Add metadata.schema.ignored-keyspaces option, and ignore all system keyspaces by default
The token map is often a source of memory issues with large clusters. The refreshed-keyspaces configuration option can help, but it's opt-in, the driver loads everything by default. It would be better to take a more proactive approach.
It's probably safe to assume that applications don't usually need metadata about system keyspaces. So one thing we could do is ignore them by default. We need a new option that is the opposite of refreshed-keyspaces, proposed name: advanced.metadata.schema.ignored-keyspaces. By default it should be set to every system keyspace in Cassandra and DSE.
If a keyspace is present in both refreshed-keyspaces and ignored-keyspaces, we should include it, but log a warning.
From an implementation perspective, I don't think we can handle excludes in the WHERE clause like we do for includes.

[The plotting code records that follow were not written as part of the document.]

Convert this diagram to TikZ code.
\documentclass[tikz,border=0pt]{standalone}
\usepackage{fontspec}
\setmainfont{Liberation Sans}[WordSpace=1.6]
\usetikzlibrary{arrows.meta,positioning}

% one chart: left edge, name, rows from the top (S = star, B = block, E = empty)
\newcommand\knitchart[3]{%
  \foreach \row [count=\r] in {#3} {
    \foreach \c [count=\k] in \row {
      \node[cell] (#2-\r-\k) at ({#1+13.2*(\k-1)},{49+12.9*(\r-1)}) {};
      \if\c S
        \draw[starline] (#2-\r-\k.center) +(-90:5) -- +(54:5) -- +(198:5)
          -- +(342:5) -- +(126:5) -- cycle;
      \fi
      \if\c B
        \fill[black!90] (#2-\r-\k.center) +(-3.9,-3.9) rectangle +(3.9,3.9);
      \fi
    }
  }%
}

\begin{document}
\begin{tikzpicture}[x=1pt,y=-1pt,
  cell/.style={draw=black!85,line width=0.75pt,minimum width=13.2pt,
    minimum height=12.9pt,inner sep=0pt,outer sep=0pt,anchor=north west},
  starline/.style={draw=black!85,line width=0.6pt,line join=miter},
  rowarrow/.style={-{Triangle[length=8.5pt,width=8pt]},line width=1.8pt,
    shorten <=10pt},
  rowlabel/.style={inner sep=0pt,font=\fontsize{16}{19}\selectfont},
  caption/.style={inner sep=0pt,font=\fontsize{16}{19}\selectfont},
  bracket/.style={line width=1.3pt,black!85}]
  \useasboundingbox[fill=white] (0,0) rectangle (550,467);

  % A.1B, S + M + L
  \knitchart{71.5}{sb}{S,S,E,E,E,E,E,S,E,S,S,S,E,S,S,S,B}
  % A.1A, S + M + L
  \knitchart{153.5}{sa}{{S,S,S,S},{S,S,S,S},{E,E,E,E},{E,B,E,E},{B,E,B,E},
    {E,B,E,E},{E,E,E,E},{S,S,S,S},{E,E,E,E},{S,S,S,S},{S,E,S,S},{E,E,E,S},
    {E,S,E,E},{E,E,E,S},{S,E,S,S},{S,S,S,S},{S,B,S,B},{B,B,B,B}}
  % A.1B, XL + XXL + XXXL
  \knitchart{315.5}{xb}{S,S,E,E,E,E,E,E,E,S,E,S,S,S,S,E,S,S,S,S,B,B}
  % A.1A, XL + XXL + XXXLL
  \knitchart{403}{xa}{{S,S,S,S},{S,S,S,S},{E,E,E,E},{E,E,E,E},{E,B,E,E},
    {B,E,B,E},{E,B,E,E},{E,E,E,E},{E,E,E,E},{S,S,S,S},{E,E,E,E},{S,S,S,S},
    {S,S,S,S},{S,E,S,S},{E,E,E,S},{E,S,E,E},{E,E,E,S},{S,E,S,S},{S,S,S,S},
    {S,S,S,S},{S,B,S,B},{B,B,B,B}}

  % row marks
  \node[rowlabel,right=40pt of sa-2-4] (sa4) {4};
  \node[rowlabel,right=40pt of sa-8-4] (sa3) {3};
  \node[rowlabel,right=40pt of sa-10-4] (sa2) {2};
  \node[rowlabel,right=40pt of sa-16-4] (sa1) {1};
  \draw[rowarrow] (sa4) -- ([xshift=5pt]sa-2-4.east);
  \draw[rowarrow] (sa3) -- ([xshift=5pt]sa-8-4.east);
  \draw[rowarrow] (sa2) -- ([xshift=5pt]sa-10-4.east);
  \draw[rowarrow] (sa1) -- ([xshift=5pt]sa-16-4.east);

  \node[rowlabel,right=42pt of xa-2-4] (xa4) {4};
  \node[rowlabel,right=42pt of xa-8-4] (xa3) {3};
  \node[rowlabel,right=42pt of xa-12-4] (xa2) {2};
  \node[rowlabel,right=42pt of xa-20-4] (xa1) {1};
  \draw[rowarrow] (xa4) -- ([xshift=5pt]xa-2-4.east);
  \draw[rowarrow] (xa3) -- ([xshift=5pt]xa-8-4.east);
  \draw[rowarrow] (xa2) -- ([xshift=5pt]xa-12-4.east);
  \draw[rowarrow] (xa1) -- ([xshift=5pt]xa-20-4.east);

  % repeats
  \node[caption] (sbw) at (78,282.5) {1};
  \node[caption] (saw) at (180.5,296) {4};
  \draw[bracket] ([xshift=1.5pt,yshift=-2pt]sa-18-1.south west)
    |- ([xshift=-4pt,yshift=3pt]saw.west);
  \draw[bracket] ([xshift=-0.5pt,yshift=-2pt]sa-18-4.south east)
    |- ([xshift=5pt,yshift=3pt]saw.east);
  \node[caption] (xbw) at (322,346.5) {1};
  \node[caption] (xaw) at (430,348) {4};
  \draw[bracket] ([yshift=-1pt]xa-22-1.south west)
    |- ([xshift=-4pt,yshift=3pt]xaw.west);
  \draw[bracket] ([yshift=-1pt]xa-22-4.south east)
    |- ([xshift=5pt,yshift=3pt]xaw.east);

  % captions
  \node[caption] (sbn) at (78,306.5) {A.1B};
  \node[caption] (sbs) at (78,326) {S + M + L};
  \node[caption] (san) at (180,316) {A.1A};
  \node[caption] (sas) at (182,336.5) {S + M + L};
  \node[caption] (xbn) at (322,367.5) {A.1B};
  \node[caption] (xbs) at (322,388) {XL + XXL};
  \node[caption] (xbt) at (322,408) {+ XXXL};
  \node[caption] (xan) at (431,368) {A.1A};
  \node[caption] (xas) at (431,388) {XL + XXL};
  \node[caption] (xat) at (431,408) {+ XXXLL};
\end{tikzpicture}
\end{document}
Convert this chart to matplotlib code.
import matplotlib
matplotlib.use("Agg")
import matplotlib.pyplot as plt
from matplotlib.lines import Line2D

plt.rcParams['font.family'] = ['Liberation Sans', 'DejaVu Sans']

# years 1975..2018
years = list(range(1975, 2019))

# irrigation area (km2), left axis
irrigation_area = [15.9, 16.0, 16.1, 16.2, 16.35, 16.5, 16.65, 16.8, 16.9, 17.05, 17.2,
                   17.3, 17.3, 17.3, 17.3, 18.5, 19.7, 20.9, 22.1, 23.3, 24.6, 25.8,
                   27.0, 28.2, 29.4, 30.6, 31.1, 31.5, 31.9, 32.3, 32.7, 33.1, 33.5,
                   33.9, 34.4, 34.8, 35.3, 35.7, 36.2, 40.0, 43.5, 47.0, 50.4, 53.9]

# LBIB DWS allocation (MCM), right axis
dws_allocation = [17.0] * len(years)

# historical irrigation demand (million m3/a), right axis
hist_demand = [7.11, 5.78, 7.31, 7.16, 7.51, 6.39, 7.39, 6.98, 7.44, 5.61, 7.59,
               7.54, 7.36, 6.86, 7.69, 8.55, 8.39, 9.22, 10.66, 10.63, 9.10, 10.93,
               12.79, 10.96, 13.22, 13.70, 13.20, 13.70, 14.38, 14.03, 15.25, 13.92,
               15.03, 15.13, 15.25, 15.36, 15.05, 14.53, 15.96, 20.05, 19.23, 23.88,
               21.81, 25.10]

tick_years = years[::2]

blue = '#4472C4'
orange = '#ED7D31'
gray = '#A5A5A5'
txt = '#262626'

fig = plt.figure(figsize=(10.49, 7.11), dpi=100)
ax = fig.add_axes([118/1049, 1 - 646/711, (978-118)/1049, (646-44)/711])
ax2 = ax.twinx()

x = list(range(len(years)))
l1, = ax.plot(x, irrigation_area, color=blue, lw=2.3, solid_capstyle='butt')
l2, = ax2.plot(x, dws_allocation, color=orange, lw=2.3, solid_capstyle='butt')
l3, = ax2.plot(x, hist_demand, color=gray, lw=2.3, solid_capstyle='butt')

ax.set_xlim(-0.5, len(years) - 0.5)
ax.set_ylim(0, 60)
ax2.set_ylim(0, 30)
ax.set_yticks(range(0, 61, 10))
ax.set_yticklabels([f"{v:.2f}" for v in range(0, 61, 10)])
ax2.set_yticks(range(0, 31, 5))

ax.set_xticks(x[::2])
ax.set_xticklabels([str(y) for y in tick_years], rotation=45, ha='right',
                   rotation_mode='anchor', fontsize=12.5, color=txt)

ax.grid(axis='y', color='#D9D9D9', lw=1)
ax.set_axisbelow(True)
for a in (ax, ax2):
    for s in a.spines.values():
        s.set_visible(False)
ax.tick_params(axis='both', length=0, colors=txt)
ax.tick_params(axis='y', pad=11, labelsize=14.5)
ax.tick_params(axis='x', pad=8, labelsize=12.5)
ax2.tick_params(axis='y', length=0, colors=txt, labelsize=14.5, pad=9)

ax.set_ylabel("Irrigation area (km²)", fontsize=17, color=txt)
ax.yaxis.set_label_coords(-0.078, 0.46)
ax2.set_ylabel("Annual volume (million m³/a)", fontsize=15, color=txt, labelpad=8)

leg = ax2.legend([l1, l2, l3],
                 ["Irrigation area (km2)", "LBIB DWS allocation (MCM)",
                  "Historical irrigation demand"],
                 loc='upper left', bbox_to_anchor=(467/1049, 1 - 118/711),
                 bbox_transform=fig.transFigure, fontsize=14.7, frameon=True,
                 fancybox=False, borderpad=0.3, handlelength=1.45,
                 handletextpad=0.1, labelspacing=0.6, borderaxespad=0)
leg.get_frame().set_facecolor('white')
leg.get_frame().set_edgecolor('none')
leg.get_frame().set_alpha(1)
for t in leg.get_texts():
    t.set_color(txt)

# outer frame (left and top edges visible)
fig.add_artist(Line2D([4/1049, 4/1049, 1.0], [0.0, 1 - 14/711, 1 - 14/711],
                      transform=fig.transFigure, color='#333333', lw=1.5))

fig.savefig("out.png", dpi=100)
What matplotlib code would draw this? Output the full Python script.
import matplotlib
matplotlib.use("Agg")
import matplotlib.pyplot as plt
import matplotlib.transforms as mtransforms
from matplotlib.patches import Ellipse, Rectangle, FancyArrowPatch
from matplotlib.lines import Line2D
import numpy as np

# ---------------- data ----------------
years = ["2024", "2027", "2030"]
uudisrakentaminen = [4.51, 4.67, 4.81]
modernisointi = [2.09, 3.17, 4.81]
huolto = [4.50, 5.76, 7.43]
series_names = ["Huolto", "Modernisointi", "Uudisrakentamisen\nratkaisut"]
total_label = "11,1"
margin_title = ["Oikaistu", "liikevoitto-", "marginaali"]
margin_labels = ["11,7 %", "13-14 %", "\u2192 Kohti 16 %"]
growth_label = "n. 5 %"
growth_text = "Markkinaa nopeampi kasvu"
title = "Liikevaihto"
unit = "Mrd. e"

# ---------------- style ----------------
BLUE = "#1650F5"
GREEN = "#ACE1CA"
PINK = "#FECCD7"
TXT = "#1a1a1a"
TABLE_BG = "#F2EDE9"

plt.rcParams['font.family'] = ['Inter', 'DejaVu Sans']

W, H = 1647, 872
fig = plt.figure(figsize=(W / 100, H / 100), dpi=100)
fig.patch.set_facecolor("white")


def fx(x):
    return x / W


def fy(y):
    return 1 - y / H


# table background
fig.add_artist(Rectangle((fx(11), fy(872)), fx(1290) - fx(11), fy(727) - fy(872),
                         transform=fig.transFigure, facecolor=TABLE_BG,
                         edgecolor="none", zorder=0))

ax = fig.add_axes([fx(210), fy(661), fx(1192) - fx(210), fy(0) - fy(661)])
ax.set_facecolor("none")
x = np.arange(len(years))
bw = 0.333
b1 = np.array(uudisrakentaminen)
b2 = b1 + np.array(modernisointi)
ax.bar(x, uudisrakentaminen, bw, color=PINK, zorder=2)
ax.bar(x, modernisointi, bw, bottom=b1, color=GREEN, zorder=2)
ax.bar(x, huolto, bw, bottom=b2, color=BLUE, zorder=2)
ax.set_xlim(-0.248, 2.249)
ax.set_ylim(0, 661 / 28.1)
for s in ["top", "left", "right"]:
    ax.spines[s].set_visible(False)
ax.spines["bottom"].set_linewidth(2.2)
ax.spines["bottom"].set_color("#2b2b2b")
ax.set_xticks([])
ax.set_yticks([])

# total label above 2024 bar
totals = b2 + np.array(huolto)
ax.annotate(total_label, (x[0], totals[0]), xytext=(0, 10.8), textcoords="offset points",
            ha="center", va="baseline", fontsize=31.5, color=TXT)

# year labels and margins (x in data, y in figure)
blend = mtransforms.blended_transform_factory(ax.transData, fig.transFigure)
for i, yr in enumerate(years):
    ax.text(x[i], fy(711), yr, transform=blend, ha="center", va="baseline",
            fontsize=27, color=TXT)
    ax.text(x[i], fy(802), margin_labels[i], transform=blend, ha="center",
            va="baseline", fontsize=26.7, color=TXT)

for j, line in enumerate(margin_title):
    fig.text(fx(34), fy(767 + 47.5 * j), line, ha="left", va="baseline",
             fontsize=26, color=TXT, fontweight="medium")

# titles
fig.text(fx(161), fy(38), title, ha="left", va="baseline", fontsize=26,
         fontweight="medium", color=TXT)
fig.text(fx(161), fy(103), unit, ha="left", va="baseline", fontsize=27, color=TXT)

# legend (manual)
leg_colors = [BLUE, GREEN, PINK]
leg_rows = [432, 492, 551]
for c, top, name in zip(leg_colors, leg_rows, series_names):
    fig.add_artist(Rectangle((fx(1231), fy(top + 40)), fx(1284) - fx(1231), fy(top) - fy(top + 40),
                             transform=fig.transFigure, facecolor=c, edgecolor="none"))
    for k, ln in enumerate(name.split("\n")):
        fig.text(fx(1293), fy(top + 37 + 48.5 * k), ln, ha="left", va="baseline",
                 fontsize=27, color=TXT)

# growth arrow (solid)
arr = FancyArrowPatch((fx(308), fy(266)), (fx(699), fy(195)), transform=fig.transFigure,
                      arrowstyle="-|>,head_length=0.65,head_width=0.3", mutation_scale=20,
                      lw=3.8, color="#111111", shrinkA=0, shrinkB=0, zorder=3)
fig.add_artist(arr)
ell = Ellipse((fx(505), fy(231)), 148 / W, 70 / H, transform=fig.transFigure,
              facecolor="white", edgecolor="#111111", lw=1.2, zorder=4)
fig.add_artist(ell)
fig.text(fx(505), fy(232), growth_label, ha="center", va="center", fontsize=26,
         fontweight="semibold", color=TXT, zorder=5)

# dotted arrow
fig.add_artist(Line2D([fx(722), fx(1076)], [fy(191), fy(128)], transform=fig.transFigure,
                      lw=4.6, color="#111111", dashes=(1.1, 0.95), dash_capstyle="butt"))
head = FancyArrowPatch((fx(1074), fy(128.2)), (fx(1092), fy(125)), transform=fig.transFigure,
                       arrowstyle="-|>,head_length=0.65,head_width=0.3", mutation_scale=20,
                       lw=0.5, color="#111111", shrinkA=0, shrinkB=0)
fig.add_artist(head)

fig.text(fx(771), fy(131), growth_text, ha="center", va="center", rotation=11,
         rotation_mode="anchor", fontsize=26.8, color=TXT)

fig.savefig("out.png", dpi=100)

But we can filter on the client side, possibly in CassandraSchemaRows.Builder.
For refreshed_keyspaces I'd like to keep the server-side filtering in order to avoid fetching too much data
Hrmm I don't like the asymmetry of having patterns on one side and not the other... OK, I'll allow it, but I'll add a recommendation in the docs to prefer name inclusions if possible.
No. One risk is that the pattern could be too eager, but with something like system, system_.* and dse_.* it should be pretty safe.
For refreshed_keyspaces I'd like to keep the server-side filtering in order to avoid fetching too much data.
That wouldn’t future-proof the token map against more system keyspaces that could be added in the future, would it?
It's an exclusion, we can add all the names that have ever existed.
By default it should be set to every system keyspace in Cassandra and DSE.
The exact contents and names of system keyspaces evolved across C* versions (e.g. system_schema appeared in C* 3.0).
I think it would be safer and more future-proof to introduce the ability to filter by regular expressions, that is, ignored-keyspaces = [ “system.*” ].
I’d also add that ability to refreshed-keyspaces for consistency. However in this case I guess all the filtering will have to be done client-side.